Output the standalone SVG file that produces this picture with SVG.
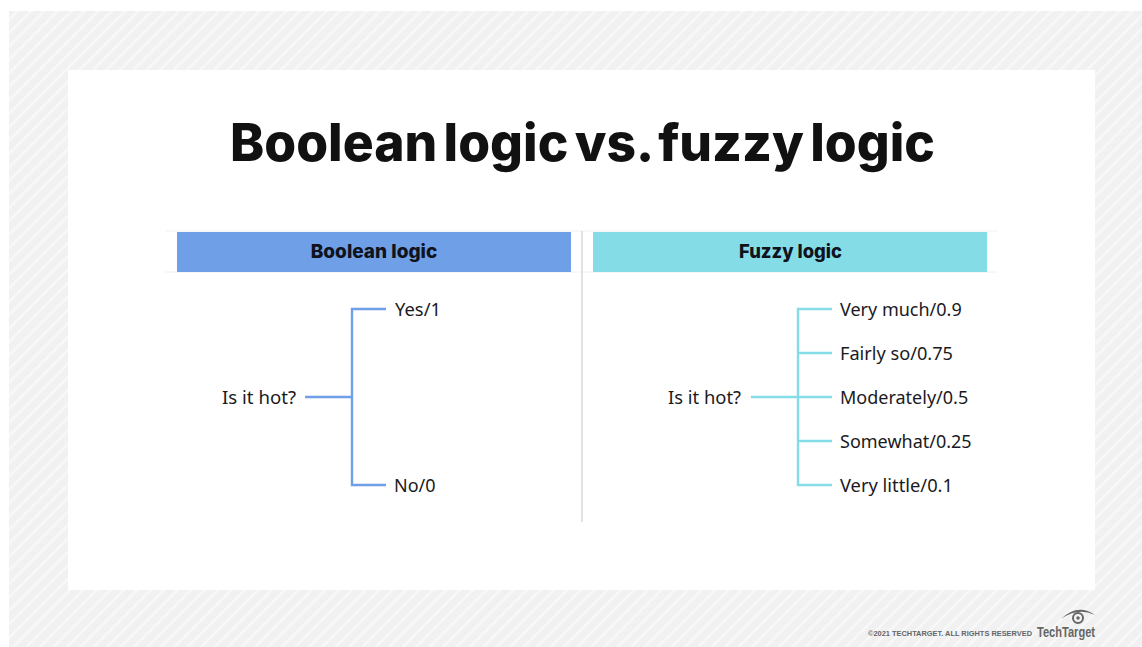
<svg xmlns="http://www.w3.org/2000/svg" width="1142" height="647" viewBox="0 0 1142 647">
<style>
.t{font-family:"Noto Sans","Open Sans",sans-serif;font-size:18px;fill:#1a1a22}
.h{font-family:"Inter","Liberation Sans",sans-serif;font-weight:800;font-size:19px;fill:#10121c;text-anchor:middle}
.b{fill:none;stroke:#6f9fe6;stroke-width:2.4}
.c{fill:none;stroke:#84dde6;stroke-width:2.4}
.r{fill:none;stroke:#eef0f3;stroke-width:1}
</style>
<defs>
<pattern id="st" width="9.5" height="9.5" patternUnits="userSpaceOnUse" patternTransform="rotate(-45)">
<rect width="9.5" height="9.5" fill="#f1f1f1"/><rect width="9.5" height="2.5" y="0" fill="#f8f8f8"/>
</pattern>
</defs>
<rect width="1142" height="647" fill="#fff"/>
<rect x="9" y="11" width="1133" height="636" fill="url(#st)"/>
<rect x="68" y="70" width="1027" height="520" fill="#fff"/>
<text id="title" x="582.5" y="161" text-anchor="middle" textLength="705" lengthAdjust="spacingAndGlyphs" style="font-family:Inter,'Liberation Sans',sans-serif;font-weight:800;font-size:52px;word-spacing:-5px;fill:#111">Boolean logic vs. fuzzy logic</text>
<g id="rules">
<path class="r" d="M165 231H997M165 272H997"/>
<path d="M582 231V522" fill="none" stroke="#dfe2e6" stroke-width="2"/>
</g>
<g id="boolean-header"><rect x="177" y="232" width="394" height="40" fill="#6f9fe6"/><text class="h" x="374" y="258">Boolean logic</text></g>
<g id="fuzzy-header"><rect x="593" y="232" width="394" height="40" fill="#84dde6"/><text class="h" x="790.5" y="258" textLength="103" lengthAdjust="spacingAndGlyphs">Fuzzy logic</text></g>
<g id="connectors">
<path class="b" d="M305 397H352M386 309H352V485H386"/>
<path class="c" d="M751 397H832M832 309H798V485H832M798 353H832M798 441H832"/>
</g>
<g id="b-q"><text class="t" x="222" y="404" textLength="74" lengthAdjust="spacingAndGlyphs">Is it hot?</text></g>
<g id="b-yes"><text class="t" x="395" y="316" textLength="46" lengthAdjust="spacingAndGlyphs">Yes/1</text></g>
<g id="b-no"><text class="t" x="394" y="492">No/0</text></g>
<g id="f-q"><text class="t" x="668" y="404" textLength="73" lengthAdjust="spacingAndGlyphs">Is it hot?</text></g>
<g id="f-1"><text class="t" x="840" y="316">Very much/0.9</text></g>
<g id="f-2"><text class="t" x="840" y="360" textLength="113" lengthAdjust="spacingAndGlyphs">Fairly so/0.75</text></g>
<g id="f-3"><text class="t" x="840" y="404">Moderately/0.5</text></g>
<g id="f-4"><text class="t" x="840" y="448">Somewhat/0.25</text></g>
<g id="f-5"><text class="t" x="840" y="492" textLength="113" lengthAdjust="spacingAndGlyphs">Very little/0.1</text></g>
<g id="footer">
<text x="868" y="636" textLength="164" lengthAdjust="spacingAndGlyphs" style="font-family:'Liberation Sans',sans-serif;font-weight:700;font-size:7px;fill:#666">©2021 TECHTARGET. ALL RIGHTS RESERVED</text>
<text x="1037" y="637" textLength="58" lengthAdjust="spacingAndGlyphs" style="font-family:'Liberation Sans',sans-serif;font-weight:700;font-size:14px;fill:#666">TechTarget</text>
<path d="M1061 619Q1078 603 1095 615Q1078 607 1061 619Z" fill="#666"/>
<circle cx="1078" cy="618" r="5" fill="none" stroke="#666" stroke-width="2"/><circle cx="1078" cy="618" r="1.8" fill="#666"/>
</g>
</svg>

━━━━━━━━━━━━━━━━━━━━━━━━━━━━━━

Copy out the listing exactly as it stands, but not the pictures.

Output the standalone SVG file that produces this picture with SVG.
<svg xmlns="http://www.w3.org/2000/svg" width="1142" height="647" viewBox="0 0 1142 647">
<style>
.t{font-family:"Noto Sans","Open Sans",sans-serif;font-size:18px;fill:#1a1a22}
.h{font-family:"Inter","Liberation Sans",sans-serif;font-weight:800;font-size:19px;fill:#10121c;text-anchor:middle}
.b{fill:none;stroke:#6f9fe6;stroke-width:2.4}
.c{fill:none;stroke:#84dde6;stroke-width:2.4}
.r{fill:none;stroke:#eef0f3;stroke-width:1}
</style>
<defs>
<pattern id="st" width="9.5" height="9.5" patternUnits="userSpaceOnUse" patternTransform="rotate(-45)">
<rect width="9.5" height="9.5" fill="#f1f1f1"/><rect width="9.5" height="2.5" y="0" fill="#f8f8f8"/>
</pattern>
</defs>
<rect width="1142" height="647" fill="#fff"/>
<rect x="9" y="11" width="1133" height="636" fill="url(#st)"/>
<rect x="68" y="70" width="1027" height="520" fill="#fff"/>
<text id="title" x="582.5" y="161" text-anchor="middle" textLength="705" lengthAdjust="spacingAndGlyphs" style="font-family:Inter,'Liberation Sans',sans-serif;font-weight:800;font-size:52px;word-spacing:-5px;fill:#111">Boolean logic vs. fuzzy logic</text>
<g id="rules">
<path class="r" d="M165 231H997M165 272H997"/>
<path d="M582 231V522" fill="none" stroke="#dfe2e6" stroke-width="2"/>
</g>
<g id="boolean-header"><rect x="177" y="232" width="394" height="40" fill="#6f9fe6"/><text class="h" x="374" y="258">Boolean logic</text></g>
<g id="fuzzy-header"><rect x="593" y="232" width="394" height="40" fill="#84dde6"/><text class="h" x="790.5" y="258" textLength="103" lengthAdjust="spacingAndGlyphs">Fuzzy logic</text></g>
<g id="connectors">
<path class="b" d="M305 397H352M386 309H352V485H386"/>
<path class="c" d="M751 397H832M832 309H798V485H832M798 353H832M798 441H832"/>
</g>
<g id="b-q"><text class="t" x="222" y="404" textLength="74" lengthAdjust="spacingAndGlyphs">Is it hot?</text></g>
<g id="b-yes"><text class="t" x="395" y="316" textLength="46" lengthAdjust="spacingAndGlyphs">Yes/1</text></g>
<g id="b-no"><text class="t" x="394" y="492">No/0</text></g>
<g id="f-q"><text class="t" x="668" y="404" textLength="73" lengthAdjust="spacingAndGlyphs">Is it hot?</text></g>
<g id="f-1"><text class="t" x="840" y="316">Very much/0.9</text></g>
<g id="f-2"><text class="t" x="840" y="360" textLength="113" lengthAdjust="spacingAndGlyphs">Fairly so/0.75</text></g>
<g id="f-3"><text class="t" x="840" y="404">Moderately/0.5</text></g>
<g id="f-4"><text class="t" x="840" y="448">Somewhat/0.25</text></g>
<g id="f-5"><text class="t" x="840" y="492" textLength="113" lengthAdjust="spacingAndGlyphs">Very little/0.1</text></g>
<g id="footer">
<text x="868" y="636" textLength="164" lengthAdjust="spacingAndGlyphs" style="font-family:'Liberation Sans',sans-serif;font-weight:700;font-size:7px;fill:#666">©2021 TECHTARGET. ALL RIGHTS RESERVED</text>
<text x="1037" y="637" textLength="58" lengthAdjust="spacingAndGlyphs" style="font-family:'Liberation Sans',sans-serif;font-weight:700;font-size:14px;fill:#666">TechTarget</text>
<path d="M1061 619Q1078 603 1095 615Q1078 607 1061 619Z" fill="#666"/>
<circle cx="1078" cy="618" r="5" fill="none" stroke="#666" stroke-width="2"/><circle cx="1078" cy="618" r="1.8" fill="#666"/>
</g>
</svg>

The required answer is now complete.